Summary of eRumor:
Under the Pets Evacuation and Transportation Standards (PETS) Act of 2006, hotels are required to accept evacuees with pets during natural disasters and other emergencies.
The PETS Act of 2006 took steps to require state and local governments to account for pets in disaster response plans, and it authorizes FEMA to shelter and care for animals in natural disasters. But private hotels are not required to accept evacuees with pets under the law.
Those rumors emerged on Facebook as Hurricane Harvey and Hurricane Irma devastated Texas and Florida in September 2017. Various posts urged evacuees with pets to inform hotels that turn them away that they’re violating the PETS Act:
ATTENTION: If you are evacuating to a hotel/motel and they say they DON’T accept pets, don’t get ugly, but simply tell them that is against the law & FEMA established that after Hurricane Katrina!
The PETS Act was approved by Congress after a Department of Homeland Security (DHS) report on “Lessons Learned”during Hurricane Katrina identified a need to have plans in place to shelter evacuees with pets and service animals after Hurricane Katrina. Under the law, emergency shelters operated by state and local governments are required to have plans in place to rescue, care for, shelter and provide for the essential needs of household pets.
FEMA explains that while it’s true emergency shelters under disaster response plans are required to accept pets under the PETS Act, the law does not apply to private hotels:
Hotels and motels participating do not fall under the Pets Evacuation and Transportation Standards (PETS) Act (Pub. L. 109-308 (2006)). Please call the hotel before you go and ask if pets are permitted.
Hotels must accept service animals and individuals with access and functional needs should check with the hotel to ensure if accessible lodging accommodations are available to meet their needs.

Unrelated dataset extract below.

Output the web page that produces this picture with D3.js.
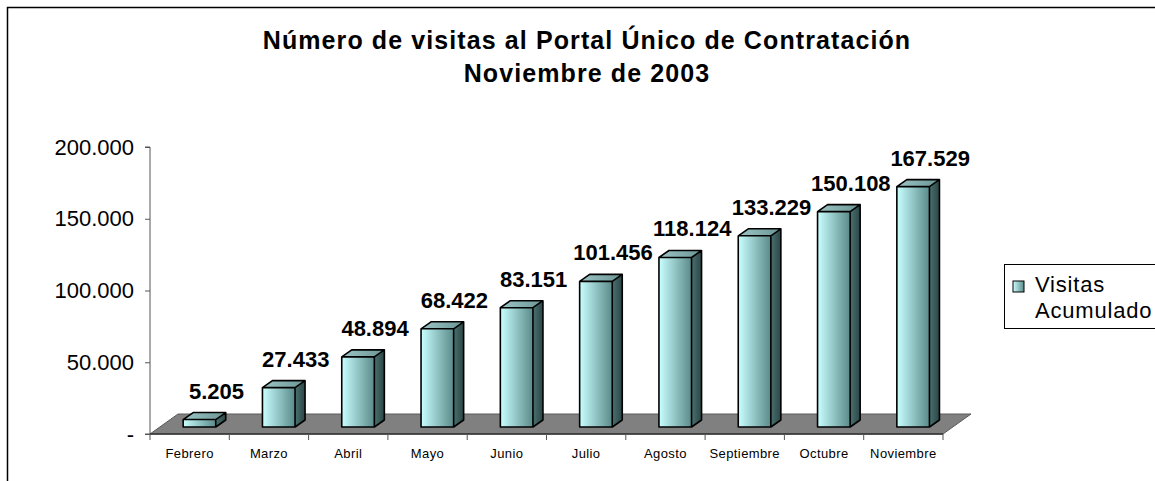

Unfortunately, there have been many accounts of evacuees with pets being denied accommodations at hotels, and that’s not against the law. Many hotels voluntarily waive no-pet policies during natural disasters, and some hotel chains are known for being pet-friendly even when there isn’t a disaster. But again, it’s a good idea to call ahead and make sure pets are welcome before setting out for a hotel.